What really is in the future for newspapers?
Today the San Antonio Express-News unveiled a few changes to their online edition, mainly in the above the fold area of the home page. The intent appears to be to make the online edition more dynamic and provide the latest information in the top part of the page. Blogs and twitter updates are also included on the home page as the paper starts to leverage new media as a means to deliver content. This can also be seen in the Twitter accounts many of the staff have where they post breaking information or cool topics. However, with all these changes will this help save the paper from closing its doors as more and more readers drop subscriptions and opt for other sources for news?
Newspapers today are suffering badly in the era of new media, Twitter and Facebook. With all the new online tools more and more people are finding new sources to get their information updates, some good and some bad. Bloggers seem to be paving the path for a new model of content delivery. In a post last year providing several social media and Web 2.0 stats Technorati estimated the number of blog records indexed since 2002 to be 133 million. As the tools become more and more easy to use more people are heading to the blogosphere. I count myself as one of those and enjoy providing information with possibly a different point of view.

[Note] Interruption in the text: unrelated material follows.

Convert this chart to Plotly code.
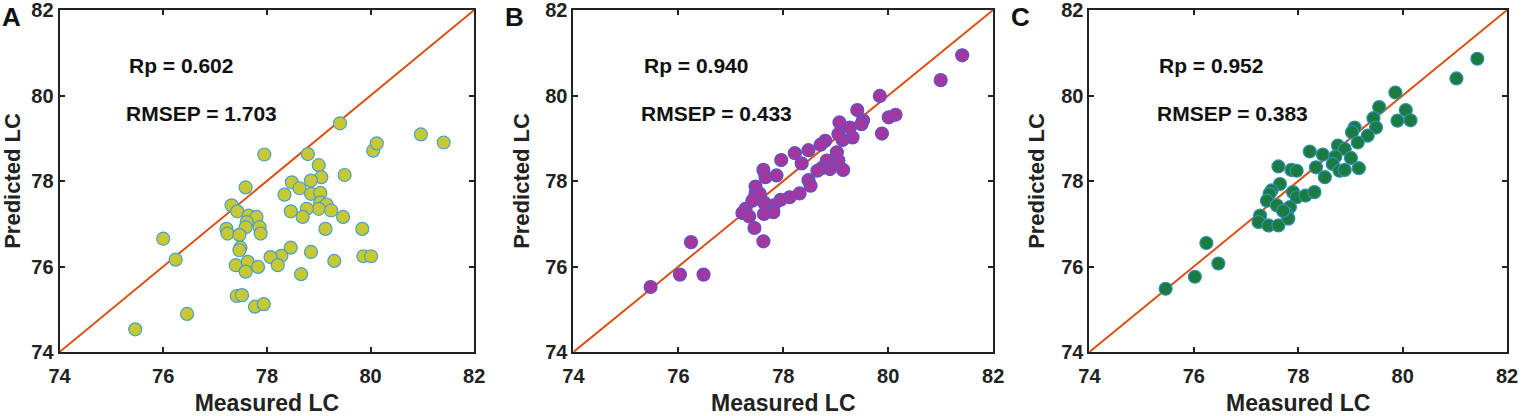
import plotly.graph_objects as go
from plotly.subplots import make_subplots

# panel A - measured vs predicted
a_meas = [75.46, 76.46, 76.0, 76.24, 79.41, 80.97, 81.41, 80.05, 80.12, 77.95,
          78.79, 79.0, 79.5, 79.05, 78.85, 78.48, 78.63, 78.34, 78.85, 79.03,
          79.03, 79.15, 79.0, 79.24, 78.77, 78.69, 78.46, 79.47, 77.59, 77.32,
          77.43, 77.65, 77.8, 77.61, 77.59, 77.22, 77.24, 77.47, 77.86, 77.88,
          79.13, 79.84, 77.49, 77.47, 78.46, 78.28, 78.07, 78.21, 78.85, 79.86,
          80.01, 79.3, 77.4, 77.63, 77.59, 77.83, 78.66, 77.42, 77.52, 77.77, 77.94]
a_pred = [74.53, 74.89, 76.65, 76.16, 79.35, 79.09, 78.9, 78.71, 78.88, 78.62,
          78.63, 78.37, 78.14, 78.09, 78.01, 77.97, 77.83, 77.68, 77.70, 77.72,
          77.5, 77.45, 77.35, 77.31, 77.35, 77.16, 77.29, 77.16, 77.85, 77.43,
          77.29, 77.19, 77.16, 77.04, 76.92, 76.88, 76.77, 76.74, 76.92, 76.77,
          76.88, 76.88, 76.44, 76.38, 76.44, 76.25, 76.22, 76.03, 76.34, 76.24,
          76.24, 76.13, 76.03, 76.11, 75.88, 75.99, 75.82, 75.31, 75.33, 75.06, 75.12]

# panel B
b_meas = [75.47, 76.03, 76.48, 76.24, 81.0, 81.41, 79.84, 79.41, 80.01, 80.14,
          79.88, 79.52, 79.49, 79.07, 79.32, 79.13, 79.27, 79.05, 78.8, 78.71,
          78.48, 78.22, 79.02, 79.05, 79.14, 78.83, 78.89, 78.73, 78.65, 78.35,
          77.96, 78.48, 78.52, 78.31, 78.12, 77.95, 77.87, 77.62, 77.66, 77.47,
          77.47, 77.82, 77.63, 77.81, 77.63, 77.28, 77.22, 77.35, 77.45, 77.62,
          77.55, 77.41]
b_pred = [75.52, 75.81, 75.81, 76.57, 80.36, 80.94, 79.99, 79.66, 79.49, 79.55,
          79.11, 79.42, 79.33, 79.37, 79.02, 78.96, 79.25, 79.1, 78.94, 78.85,
          78.72, 78.65, 78.67, 78.48, 78.26, 78.48, 78.28, 78.3, 78.24, 78.41,
          78.49, 78.02, 77.89, 77.71, 77.62, 77.56, 78.13, 78.26, 78.09, 77.87,
          77.7, 77.43, 77.5, 77.27, 77.23, 77.35, 77.25, 77.17, 76.9, 76.59,
          77.7, 77.54]

# panel C
c_meas = [75.46, 76.02, 76.24, 76.47, 81.03, 81.43, 79.86, 79.55, 80.06, 80.15,
          79.9, 79.44, 79.49, 79.08, 79.03, 79.33, 79.14, 78.76, 78.89, 78.22,
          78.47, 78.71, 79.01, 78.34, 78.51, 78.66, 78.79, 78.89, 79.16, 77.62,
          77.87, 77.97, 77.65, 77.49, 77.45, 77.9, 77.97, 78.14, 78.31, 77.4,
          77.59, 77.84, 77.78, 77.27, 77.24, 77.43, 77.62, 77.81, 77.71]
c_pred = [75.48, 75.76, 76.55, 76.07, 80.4, 80.86, 80.07, 79.73, 79.66, 79.42,
          79.41, 79.47, 79.25, 79.25, 79.14, 79.06, 78.9, 78.83, 78.75, 78.69,
          78.62, 78.57, 78.54, 78.32, 78.09, 78.4, 78.24, 78.26, 78.3, 78.34,
          78.26, 78.24, 77.93, 77.78, 77.7, 77.74, 77.62, 77.66, 77.74, 77.54,
          77.43, 77.39, 77.23, 77.19, 77.04, 76.96, 76.96, 77.12, 77.3]

ticks = [74, 76, 78, 80, 82]
panel_labels = ["A", "B", "C"]
rp_vals = ["0.602", "0.940", "0.952"]
rmsep_vals = ["1.703", "0.433", "0.383"]

fill_cols = ["#c6c834", "#a4379f", "#1c7c3f"]
edge_cols = ["#4aa0c8", "#5a55c8", "#2f8fb8"]

fig = make_subplots(rows=1, cols=3)
fnt = "Liberation Sans"
W = 1531
x_domains = [(60 / W, 478 / W), (578 / W, 1001 / W), (1098 / W, 1519 / W)]
label_x = [0 / W, 507 / W, 1017 / W]
data = [(a_meas, a_pred), (b_meas, b_pred), (c_meas, c_pred)]

for i, (xs, ys) in enumerate(data):
    col = i + 1
    fig.add_trace(go.Scatter(x=[74, 82], y=[74, 82], mode="lines",
                             line=dict(color="#d95319", width=2), showlegend=False),
                  row=1, col=col)
    fig.add_trace(go.Scatter(x=xs, y=ys, mode="markers", showlegend=False,
                             marker=dict(size=13, color=fill_cols[i],
                                         line=dict(color=edge_cols[i], width=1.2))),
                  row=1, col=col)
    ax = dict(range=[74, 82], tickvals=ticks, ticks="inside", ticklen=5, tickwidth=2,
              tickcolor="#222", showline=True, linecolor="#222", linewidth=2,
              mirror="ticks", showgrid=False, zeroline=False, ticklabeloverflow="allow",
              automargin=False,
              tickfont=dict(family=fnt, size=20, color="#222", weight="bold"))
    fig.update_xaxes(ax, domain=x_domains[i], ticklabelstandoff=5,
                     title=dict(text="Measured LC", standoff=10,
                                font=dict(family=fnt, size=23, color="#222", weight="bold")),
                     row=1, col=col)
    fig.update_yaxes(ax, title=dict(text="Predicted LC", standoff=10,
                                    font=dict(family=fnt, size=22, color="#222", weight="bold")),
                     row=1, col=col)
    xref = "x" if i == 0 else "x%d" % col
    yref = "y" if i == 0 else "y%d" % col
    fig.add_annotation(x=75.3, y=80.7, xref=xref, yref=yref, text="Rp = " + rp_vals[i],
                       showarrow=False, xanchor="left",
                       font=dict(family=fnt, size=21, color="#111", weight="bold"))
    fig.add_annotation(x=75.25, y=79.58, xref=xref, yref=yref, text="RMSEP = " + rmsep_vals[i],
                       showarrow=False, xanchor="left",
                       font=dict(family=fnt, size=21, color="#111", weight="bold"))
    fig.add_annotation(x=label_x[i], y=1.029, xref="paper", yref="paper",
                       text=panel_labels[i], showarrow=False,
                       xanchor="left", yanchor="top",
                       font=dict(family=fnt, size=26, color="#111", weight="bold"))

fig.update_layout(width=W, height=416, plot_bgcolor="white", paper_bgcolor="white",
                  margin=dict(l=0, r=12, t=10, b=64))
# the page body has an 8px margin by default; drop it so the figure sits at 0,0
fig.write_html("out.html", config={"displayModeBar": False},
               post_script="document.body.style.margin='0';")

However, blogs should never be viewed as authoritative sources. Bloggers such as myself don’t have the time to invest in vetting stories to make sure the information is completely accurate. In many cases I rely on traditional media to do that work and just add a perspective on the story. I also don’t have the skills reporters are taught in school and on the job about reporting as accurately as possible. In an interview with the Pittsburgh Post-Gazette and Toledo Blade President Obama voiced concern on the direction readership in America and newspapers are headed.
“I am concerned that if the direction of the news is all blogosphere, all opinions, with no serious fact-checking, no serious attempts to put stories in context, that what you will end up getting is people shouting at each other across the void but not a lot of mutual understanding,” the President said.

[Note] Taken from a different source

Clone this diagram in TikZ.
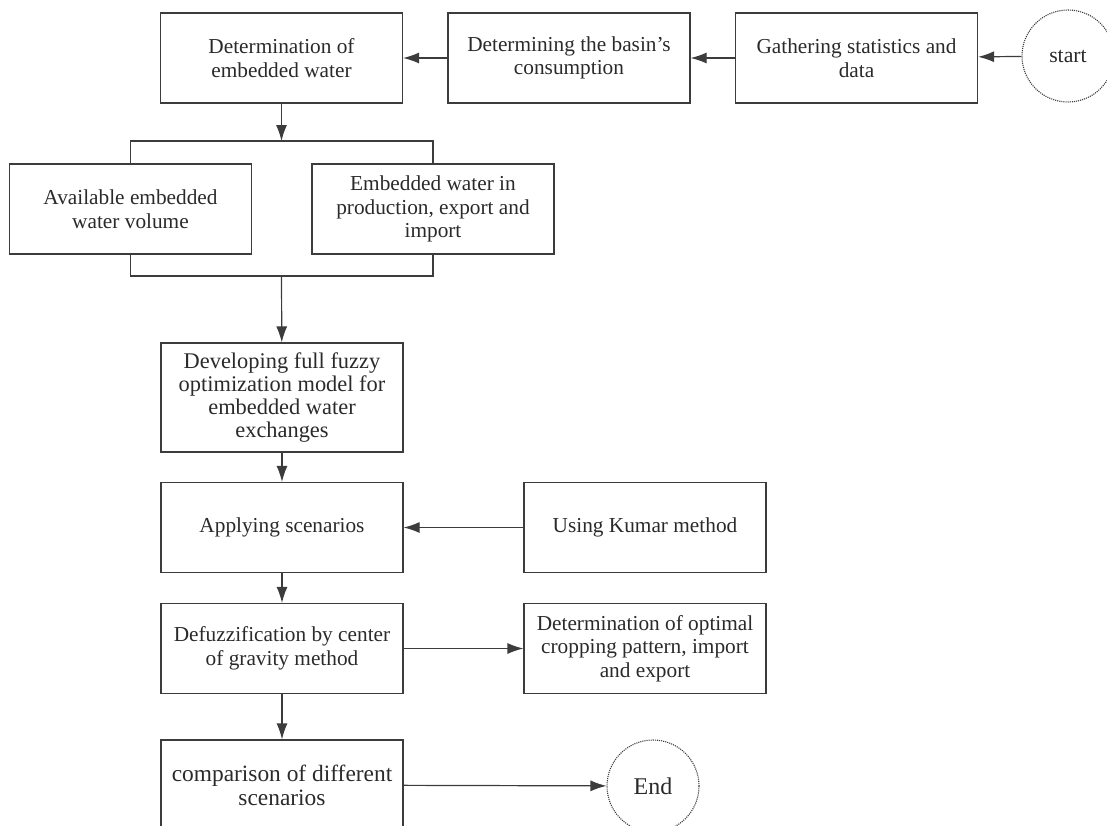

According to an article in the NY Times the steady decline of newspaper revenues may finally be slowing and possibly see the bottom soon. Hopefully this is the case as newspapers appear to be in a cannibalistic mood these days, laying off reports and cutting content in order to reduce expenses. Personally I feel they are going about this the wrong way. If you look at a newspaper’s cost model the most expensive aspect of the paper is production and delivery of the print edition. But newspapers seem determined to retain this aspect and instead sacrifice the content that fills that print edition. They should remember the content is why people buy papers and not for the actual medium.
So, as the Express-News continues to change its operating model hopefully these changes will result in a better business model and head off the closure of San Antonio’s only daily. Without it San Antonians will be resigned to getting the information from less than credible sources. As President Obama said in the interview about newspapers “… it’s something that I think is absolutely critical to the health of our democracy.”
Hey RBear,
I have mixed feelings about this subject. I certainly agree that blogs and other Web 2.0 can’t be relied as authorative sources (btw, check out True Enough about that subject), however, the quality of newspapers has seriously declined in the past 15 years. Most content is cut and paste from AP newswire with no serious perspective on the story being reported. Just last week, a friend and I were mentioning how poorly written alot of the local articles on mysa.com are. Many of the articles are rambling, coherent, and don’t even deliver who?what?where?when? on alot of the topics. Basically, what I’m saying, is that newspapers did this to themselves. Look at how the EN said adieu to Ken Rodriguez and Carlos Guerra but added a slew of bloggers who write stuff that reads like something out of a high school freshman composition class.
BTW, I feel your blog is better than about 90% of the stuff from reporters supposedly trained and educated to produce journalism. Your blog and SA Mayor were my first reads during the recent mayor/city council election. The content was sometimes biased (even though that was fully disclosed) but at least provided thoughtful commentary on the races and provided information such as Castro’s online townhalls, etc. I never saw any of that on mysa from anyone.
Thanks for the comments and compliments. I agree that today’s newspaper content is slowly declining in quality and quantity as the organizations try to cope with costs and declining revenues. A lot of new models are being explored to see if newspapers can survive. Yesterday the NY Times reported that an investor is teaming with a journalism school and a public radio station to provide a new nonprofit news website in the Bay area. In Texas a new statewide nonprofit news organization is being established called the Texas Tribune. Evan Smith, formerly of Texas Monthly, left the magazine to head up that organization. We’ll have to wait and see if this becomes the new model for news. If so, some news organizations could continue to survive. However, that model is sustainable only for major cities. The regionals and small locals will suffer and probably fade away.